Which comes first, a scientist’s facts, or a scientist’s feelings? It’s a bit like the chicken-and-egg conundrum mentioned earlier in this blog. It only becomes a conundrum, however, if we choose to exclude the changing patterns of our relationships from the relevant time-frame.
Is doubt a feeling? Science is based entirely on doubt. Doubt drives a researcher to define a research question with enough precision to be able to test it in the world. We need to see how the world responds under clearly defined relational conditions.
Is appreciating elegance and beauty a feeling? Yes, it is. And it is this very feeling that creates the condition for scientists to stop questioning! They can then relax the mind, and as they go home allow their re-balanced hearts to start living fully human lives again.

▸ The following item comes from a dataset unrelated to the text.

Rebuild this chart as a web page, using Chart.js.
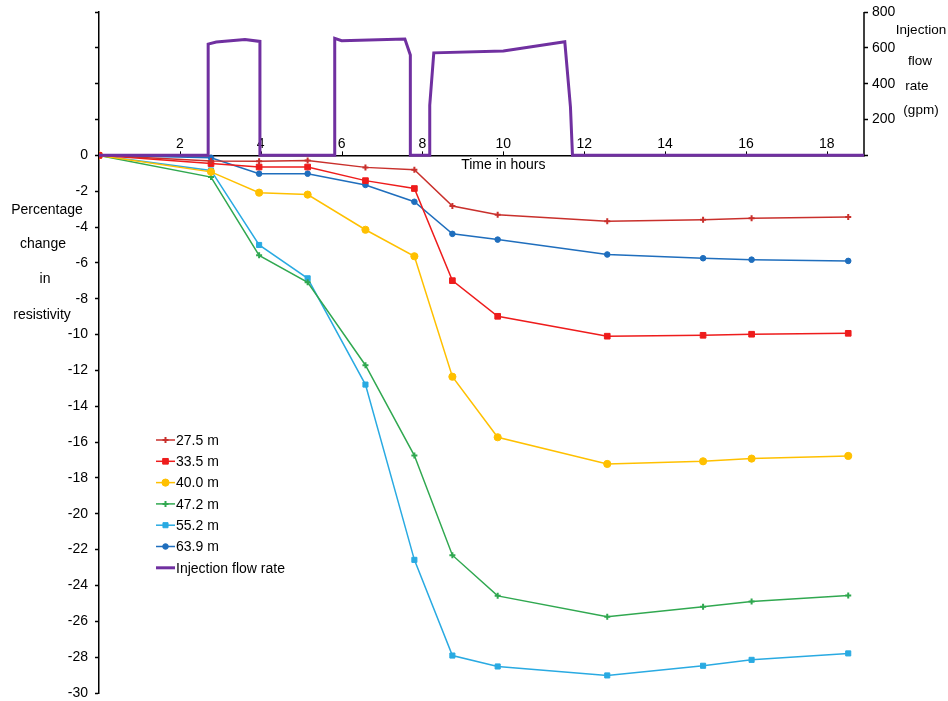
<!DOCTYPE html>
<html>
<head>
<meta charset="utf-8">
<script src="https://cdn.jsdelivr.net/npm/chart.js@4/dist/chart.umd.min.js"></script>
<style>
html,body{margin:0;padding:0;background:#fff;}
#wrap{position:relative;width:948px;height:701px;}
</style>
</head>
<body>
<div id="wrap"><canvas id="c" width="948" height="701"></canvas></div>
<script>
// ---- data ----
const timeHours = [0, 2.77, 3.96, 5.16, 6.59, 7.80, 8.74, 9.86, 12.57, 14.94, 16.14, 18.53];
const seriesNames = ['27.5 m', '33.5 m', '40.0 m', '47.2 m', '55.2 m', '63.9 m'];
const res275 = [0, -0.32, -0.33, -0.28, -0.67, -0.80, -2.83, -3.31, -3.67, -3.59, -3.51, -3.44];
const res335 = [0, -0.46, -0.65, -0.65, -1.41, -1.85, -6.99, -8.98, -10.09, -10.04, -9.98, -9.93];
const res400 = [0, -0.92, -2.08, -2.19, -4.15, -5.63, -12.35, -15.73, -17.22, -17.07, -16.92, -16.77];
const res472 = [0, -1.21, -5.58, -7.08, -11.71, -16.75, -22.31, -24.58, -25.75, -25.19, -24.89, -24.56];
const res552 = [0, -0.84, -5.00, -6.86, -12.79, -22.57, -27.91, -28.52, -29.02, -28.48, -28.15, -27.79];
const res639 = [0, -0.13, -1.02, -1.02, -1.65, -2.59, -4.38, -4.70, -5.53, -5.74, -5.82, -5.89];
const flowName = 'Injection flow rate';
const flowTime = [0, 2.70, 2.70, 2.90, 3.61, 3.98, 3.98, 5.83, 5.83, 6.00, 7.565, 7.70, 7.70, 8.18, 8.18, 8.28, 10.0, 11.52, 11.66, 11.71, 18.92];
const flowRate = [0, 0, 621, 632, 647, 636, 0, 0, 653, 640, 649, 560, 0, 0, 280, 572, 583, 634, 270, 0, 0];
const xTickValues = [2, 4, 6, 8, 10, 12, 14, 16, 18];
const xTitle = 'Time in hours';
const yTitleLines = ['Percentage', 'change', 'in', 'resistivity'];
const y2TitleLines = ['Injection', 'flow', 'rate', '(gpm)'];

// ---- styles ----
const FONT = "'Liberation Sans', Arial, sans-serif";
const seriesValues = [res275, res335, res400, res472, res552, res639];
const seriesStyles = [
  {color: '#C9302C', point: 'cross', r: 3, bw: 2},
  {color: '#EE1C1C', point: 'rect', r: 4, bw: 1},
  {color: '#FFC000', point: 'circle', r: 3.6, bw: 1},
  {color: '#30A850', point: 'cross', r: 3, bw: 2},
  {color: '#29AAE2', point: 'rect', r: 3.6, bw: 1},
  {color: '#1F6EBD', point: 'circle', r: 2.8, bw: 1}
];
const flowColor = '#7030A0';

const datasets = seriesNames.map((name, i) => ({
  label: name,
  data: timeHours.map((t, k) => ({x: t, y: seriesValues[i][k]})),
  yAxisID: 'y',
  borderColor: seriesStyles[i].color,
  backgroundColor: seriesStyles[i].color,
  borderWidth: 1.5,
  pointStyle: seriesStyles[i].point,
  pointRadius: seriesStyles[i].r,
  pointBorderWidth: seriesStyles[i].bw,
  pointBackgroundColor: seriesStyles[i].color,
  pointBorderColor: seriesStyles[i].color,
  tension: 0,
  order: 2
}));
datasets.push({
  label: flowName,
  data: flowTime.map((t, k) => ({x: t, y: flowRate[k]})),
  yAxisID: 'y2',
  borderColor: flowColor,
  backgroundColor: flowColor,
  borderWidth: 3,
  pointRadius: 0,
  tension: 0,
  order: 1
});

function drawMarker(ctx, style, r, x, y, color, bw) {
  ctx.save();
  ctx.fillStyle = color; ctx.strokeStyle = color; ctx.lineWidth = bw;
  ctx.beginPath();
  if (style === 'circle') {
    ctx.arc(x, y, r, 0, Math.PI * 2); ctx.fill(); ctx.stroke();
  } else if (style === 'rect') {
    const s = r * Math.SQRT1_2;
    ctx.rect(x - s, y - s, 2 * s, 2 * s); ctx.fill(); ctx.stroke();
  } else {
    ctx.moveTo(x - r, y); ctx.lineTo(x + r, y);
    ctx.moveTo(x, y - r); ctx.lineTo(x, y + r); ctx.stroke();
  }
  ctx.restore();
}

const overlay = {
  id: 'overlay',
  beforeDatasetsDraw(chart) {
    const ctx = chart.ctx;
    const xs = chart.scales.x, ys = chart.scales.y, y2 = chart.scales.y2;
    ctx.save();
    ctx.strokeStyle = '#000';
    ctx.lineWidth = 1.5;
    const rx = y2.left;
    ctx.beginPath();
    ctx.moveTo(rx, y2.getPixelForValue(0) + 0.75);
    ctx.lineTo(rx, y2.getPixelForValue(800));
    ctx.stroke();
    const y0 = ys.getPixelForValue(0);
    ctx.lineWidth = 1;
    xTickValues.forEach(v => {
      const px = Math.round(xs.getPixelForValue(v)) + 0.5;
      ctx.beginPath(); ctx.moveTo(px, y0); ctx.lineTo(px, y0 - 4); ctx.stroke();
    });
    ctx.restore();
  },
  afterDraw(chart) {
    const ctx = chart.ctx;
    const xs = chart.scales.x, ys = chart.scales.y;
    ctx.save();
    ctx.fillStyle = '#000';
    ctx.font = '14px ' + FONT;
    ctx.textAlign = 'center';
    ctx.textBaseline = 'middle';
    // x title under axis
    ctx.fillText(xTitle, xs.getPixelForValue(10), ys.getPixelForValue(0) + 10);
    // left title
    const lx = [47, 43, 45, 42], ly = [210, 244, 279, 315];
    yTitleLines.forEach((t, i) => ctx.fillText(t, lx[i], ly[i]));
    // right title
    const rx = [921, 920, 917, 921], ry = [30, 61, 86, 110];
    ctx.font = '13.5px ' + FONT;
    y2TitleLines.forEach((t, i) => ctx.fillText(t, rx[i], ry[i]));
    // legend
    ctx.font = '14px ' + FONT;
    ctx.textAlign = 'left';
    const names = seriesNames.concat([flowName]);
    names.forEach((n, i) => {
      const yy = 440 + i * 21.3;
      ctx.save();
      if (i < seriesNames.length) {
        const st = seriesStyles[i];
        ctx.strokeStyle = st.color; ctx.lineWidth = 1.5;
        ctx.beginPath(); ctx.moveTo(156, yy); ctx.lineTo(175, yy); ctx.stroke();
        drawMarker(ctx, st.point, st.r, 165.5, yy, st.color, st.bw);
      } else {
        ctx.strokeStyle = flowColor; ctx.lineWidth = 3;
        ctx.beginPath(); ctx.moveTo(156, yy); ctx.lineTo(175, yy); ctx.stroke();
      }
      ctx.restore();
      ctx.fillText(n, 176, yy + 1);
    });
    ctx.restore();
  }
};

Chart.defaults.font.family = FONT;
Chart.defaults.font.size = 14;
Chart.defaults.color = '#000';

function fixV(width) {
  return s => { s.width = width; s.paddingTop = 0; s.paddingBottom = 0; };
}

new Chart(document.getElementById('c'), {
  type: 'line',
  data: {datasets},
  plugins: [overlay],
  options: {
    responsive: false,
    animation: false,
    layout: {padding: {top: 12, bottom: 8, left: 0, right: 0}},
    plugins: {legend: {display: false}, tooltip: {enabled: false}},
    scales: {
      x: {
        type: 'linear',
        position: {y: 0},
        min: 0, max: 18.92,
        grid: {drawOnChartArea: false, drawTicks: false},
        border: {display: true, color: '#000', width: 1.5},
        ticks: {
          stepSize: 2, includeBounds: false, autoSkip: false, maxRotation: 0, padding: -20,
          color: '#000', font: {size: 14},
          callback: v => (v > 0 && v % 2 === 0) ? String(v) : ''
        }
      },
      y: {
        type: 'linear', position: 'left',
        min: -30, max: 8,
        afterFit: fixV(99),
        grid: {drawOnChartArea: false, drawTicks: true, tickLength: 4, tickColor: '#000', tickWidth: 1.5},
        border: {display: true, color: '#000', width: 1.5},
        ticks: {
          stepSize: 2, autoSkip: false, padding: 7, color: '#000', font: {size: 14},
          callback: v => v <= 0 ? String(v) : ''
        }
      },
      y2: {
        type: 'linear', position: 'right',
        min: -3000, max: 800,
        afterFit: fixV(84),
        grid: {
          drawOnChartArea: false, drawTicks: true, tickLength: 4, tickWidth: 1.5,
          tickColor: c => (c.tick && c.tick.value >= 0) ? '#000' : 'rgba(0,0,0,0)'
        },
        border: {display: false},
        ticks: {
          stepSize: 200, autoSkip: false, padding: 4, color: '#000', font: {size: 14},
          callback: v => v > 0 ? String(v) : ''
        }
      }
    }
  }
});
</script>
</body>
</html>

Feelings are our personal value awareness.
When people feel something is worth exploring, they make a value statement emotionally. A scientific fact results when people have agreed to compare notes as they explore. When people try to apply these scientifically agreed facts into life’s situations, however, they discover that this also is an emotional process! A scientific fact could change the way people behave. It may challenge their personal values.
Facts meet feelings in the human community. If you share life with others, there is no escaping the fact of emotion. Some people value scientific facts enough to let them shape their lives. But here comes the conundrum again… That fact is true only in the network of relationships maintained when tested by doubters.
Believers in the beauty of that ‘fact’ will extend its impact beyond that limited network and time-frame. Doubters of its beauty will gather another team to research if there is a relational setting in which it is not true!
And so science goes on… with a passion for the beauty of truth.